CD Private Equity Fund I (CD1) reported a 30.7% decrease in total revenue to $1,000,464 and a 43.1% drop in net operating profit to $730,728 for the year ended March 31, 2025. Basic and diluted earnings per unit decreased from 3.51 cents to 2.00 cents. Despite these declines, the fund distributed 13.5 cents per unit to unitholders on February 24, 2025, totaling $4.93 million. The fund’s net tangible assets per unit also decreased from $1.03 to $0.92.

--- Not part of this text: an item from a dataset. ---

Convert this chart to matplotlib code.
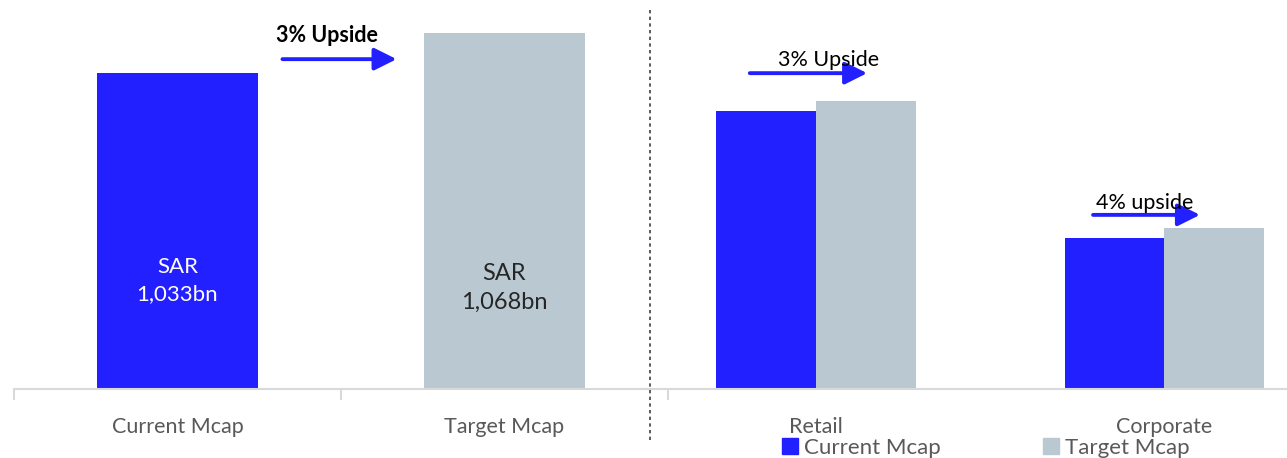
import matplotlib
matplotlib.use("Agg")
import matplotlib.pyplot as plt
from matplotlib.lines import Line2D
from matplotlib.patches import Patch

plt.rcParams["font.family"] = ["Lato", "DejaVu Sans"]

# left panel: total market cap (SAR bn)
mcap_labels = ["Current Mcap", "Target Mcap"]
mcap_values = [1033, 1068]
mcap_text = ["SAR\n1,033bn", "SAR\n1,068bn"]

# right panel: split by segment
segments = ["Retail", "Corporate"]
seg_current = [669, 363]
seg_target = [693, 387]
seg_upside = ["3% Upside", "4% upside"]

blue = "#2320ff"
grey = "#bac9d1"
axis_grey = "#d9d9d9"
label_grey = "#595959"

W, H = 1287, 458
fig = plt.figure(figsize=(W / 100, H / 100), dpi=100)

base = 389
top = 10
ax1 = fig.add_axes([14 / W, (H - base) / H, (650 - 14) / W, (base - top) / H])
ax2 = fig.add_axes([645 / W, (H - base) / H, (1287 - 645) / W, (base - top) / H])

for ax in (ax1, ax2):
    for s in ("top", "right", "left"):
        ax.spines[s].set_visible(False)
    ax.spines["bottom"].set_color(axis_grey)
    ax.spines["bottom"].set_linewidth(1.5)
    ax.set_yticks([])
    ax.patch.set_alpha(0)

arrow_kw = dict(arrowstyle="-|>,head_width=0.45,head_length=0.9",
                color=blue, lw=2.8, mutation_scale=15, shrinkA=0, shrinkB=0)

# ---- left panel
x1 = [0, 1]
ax1.bar(x1, mcap_values, width=0.495, color=[blue, grey])
ax1.set_ylim(756.5, 1088)
ax1.set_xlim(-0.5, 1.445)
ax1.set_xticks([-0.5, 0.5])
ax1.set_xticklabels([])
ax1.set_xticks(x1, minor=True)
ax1.set_xticklabels(mcap_labels, minor=True)
ax1.tick_params(axis="x", which="major", length=8, color=axis_grey, width=1.5)
ax1.tick_params(axis="x", which="minor", length=0, pad=20, labelsize=15.5, labelcolor=label_grey)

ax1.text(0, 851, mcap_text[0], ha="center", va="center", color="white", fontsize=16, linespacing=1.45)
ax1.text(1, 845, mcap_text[1], ha="center", va="center", color="#262626", fontsize=17, linespacing=1.45)

ax1.annotate("", xy=(0.67, 1045), xytext=(0.321, 1045), arrowprops=arrow_kw)
ax1.text(0.456, 1066, "3% Upside", ha="center", va="center", fontsize=15.5, fontweight="bold", color="black")

# ---- right panel
x2 = [0, 1]
bw = 0.286
ax2.bar([x - bw / 2 for x in x2], seg_current, width=bw, color=blue)
ax2.bar([x + bw / 2 for x in x2], seg_target, width=bw, color=grey)
ax2.set_ylim(0, 912)
ax2.set_xlim(-0.491, 1.353)
ax2.set_xticks([-0.425])
ax2.set_xticklabels([])
ax2.set_xticks(x2, minor=True)
ax2.set_xticklabels(segments, minor=True)
ax2.tick_params(axis="x", which="major", length=8, color=axis_grey, width=1.5)
ax2.tick_params(axis="x", which="minor", length=0, pad=20, labelsize=15.5, labelcolor=label_grey)

arrow_pos = [(-0.19, 0.147, 760, 0.037, 792), (0.796, 1.103, 419, 0.943, 447)]
for (xa, xb, ya, xt, yt), txt in zip(arrow_pos, seg_upside):
    ax2.annotate("", xy=(xb, ya), xytext=(xa, ya), arrowprops=arrow_kw)
    ax2.text(xt, yt, txt, ha="center", va="center", fontsize=15.5, color="black")

# dotted divider
fig.add_artist(Line2D([650 / W, 650 / W], [1 - 10 / H, 1 - 440 / H], transform=fig.transFigure,
                      color="#404040", lw=1.2, linestyle=(0, (2, 2))))

handles = [Patch(color=blue, label="Current Mcap"), Patch(color=grey, label="Target Mcap")]
fig.legend(handles=handles, loc="center", bbox_to_anchor=(986 / W, 1 - 448 / H), ncol=2,
           frameon=False, fontsize=16, handlelength=0.7, handleheight=0.7, handletextpad=0.3,
           columnspacing=4.6, labelcolor=label_grey, borderpad=0)

fig.savefig("out.png", dpi=100)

The report highlights a rebound in the U.S. private equity (PE) market, characterized by increased deal value and strategic investment, though deal volume saw a modest decline. Investor appetite focused on resilient sectors like technology and healthcare, with megadeals and public-to-private transactions gaining traction. However, fundraising remained challenging due to LP caution. Geopolitical uncertainty, particularly widespread tariffs imposed in early 2025, introduced headwinds impacting exit plans and overall market uncertainty.
The Fund generated a total return of 2.9% on a post-tax NTA basis. The FY25 result included an $0.88 million fair value movement gain on its LP investment, encompassing a $1.47 million unrealized foreign currency translation gain, offset by a $0.59 million decline in underlying asset valuations. Since inception, the Fund has delivered a post-tax annual return of 11.3% p.a. and an IRR of 11.8% p.a., with a TVPI multiple of 2.42 times.
During FY25, the LP received notice of three underlying portfolio company sales: Quinoa Corporation, Novatech, and Senior Living. These realisations supported the distribution to unitholders. The fund closed the year with A$1.8 million in cash, alongside the Fund’s share in the LP cash balance being US$1.7 million. The Manager expects 35 – 50% of the portfolio value to be realised within the next 12 months. Already additional realisations post-balance date have substantiated this view.